All of the Alliance member councils – Bayside, City of Canterbury Bankstown, Inner West and Strathfield have millions-of-dollars worth of projects costed to reduce the volume of untreated water entering the Cooks River and restore it as a waterway that can become the centre of community life.

Projects include creating wetlands, restoring bushland, installing rainwater gardens, naturalising river banks, increasing public access to the river and improving wildlife habitat.

“The consultation period showed how passionate residents are about the Cooks River and it was refreshing to hear its future being discussed in such positive terms,” Cooks River Alliance chair, Inner West mayor Darcy Byrne said.

“For the 2030 vision to be realised, all levels of government and community must rally together for its rehabilitation.

“Funding across all levels of government is needed to bring the Cooks River into line with a growing number of successful urban river restoration projects taking place around the world,” Mr Byrne said.

Now that it is completed, the community vision statement will be used to frame the Cooks River Catchment Coastal Management Program (CMP).

The vison will also be used to advocate for river health improvements. Ahead of the upcoming state and federal elections, the Alliance is calling on all parties to prioritise urban rivers and waterways and to partner with local councils to fund works to rehabilitate the Cooks River.

The Alliance welcomed the announcement on January 28 by the the Federal Opposition committing $200 million to urban river and waterway restoration.

Finally, the Alliance will promote a Community Participation Framework  to promote projects to restore the health of the river.

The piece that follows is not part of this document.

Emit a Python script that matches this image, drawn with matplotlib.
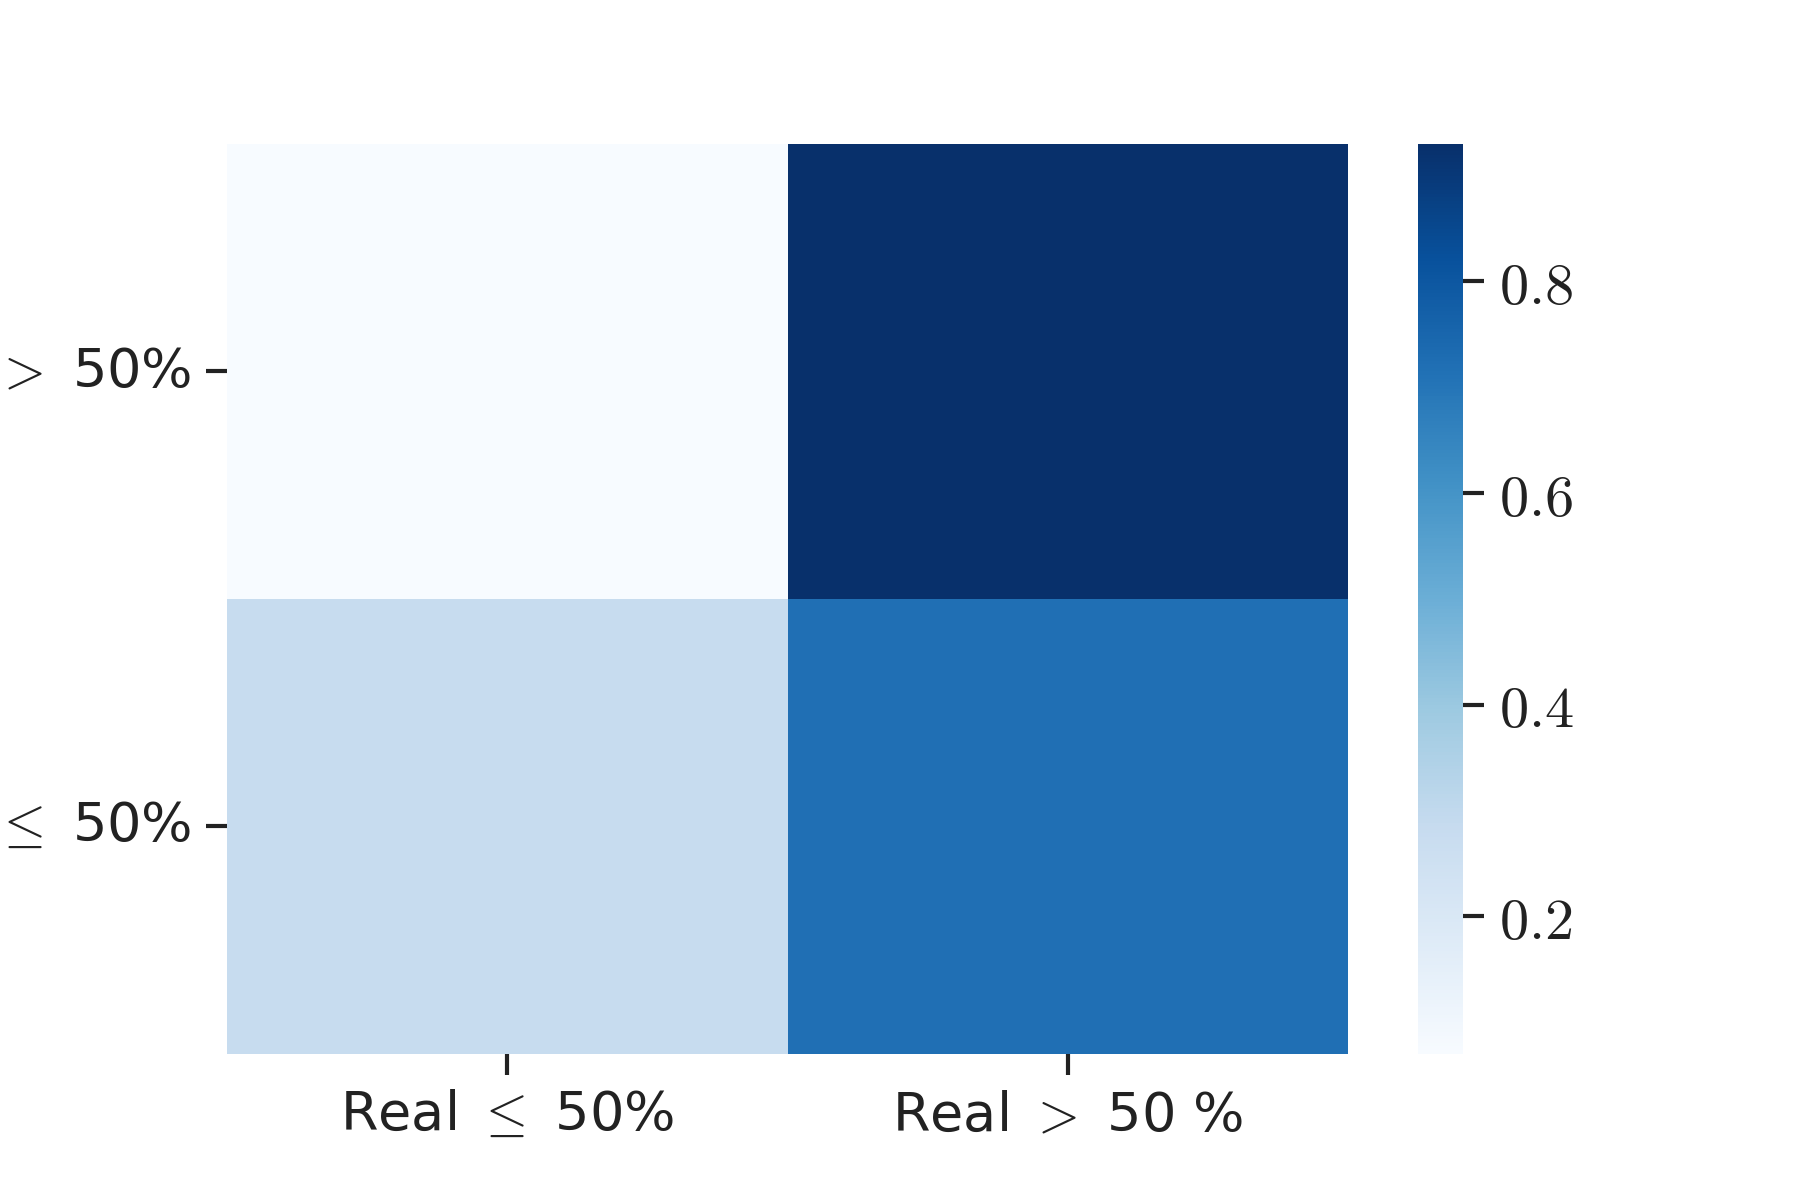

Visions for Cooks River Creek submitted by the public include:

  • Provide a bridge across the entrance of Wolli  Creek joining to Earlwood.
  • Cafes and artists along pathways and the riverside.
  • Removal of the concrete banks.
  • Aboriginal interpretive signs along the river.
  • Regional Cycle track along side railway eastern side, from Bexley to Tempe.
  • Retail area; coffee shops, bike hire and restaurants at the end of road on eastern side of Wolli Creek.
  • Walking track and bike paths along the south and north sides of Wolli Creek and pedestrian bridges across the creek to connect residents further up stream with the greater Cooks River Catchment.
  • Upgrading the aquaducts so pedestrians can access Arncliffe Street and Princes Highway.
  • Connecting the Landing Light Wetlands to Eve Street Wetlands by a bush trail.
  • No rezoning of the Industrial park to keep jobs in the area.
  • Reduce smell and buildup of rubbish.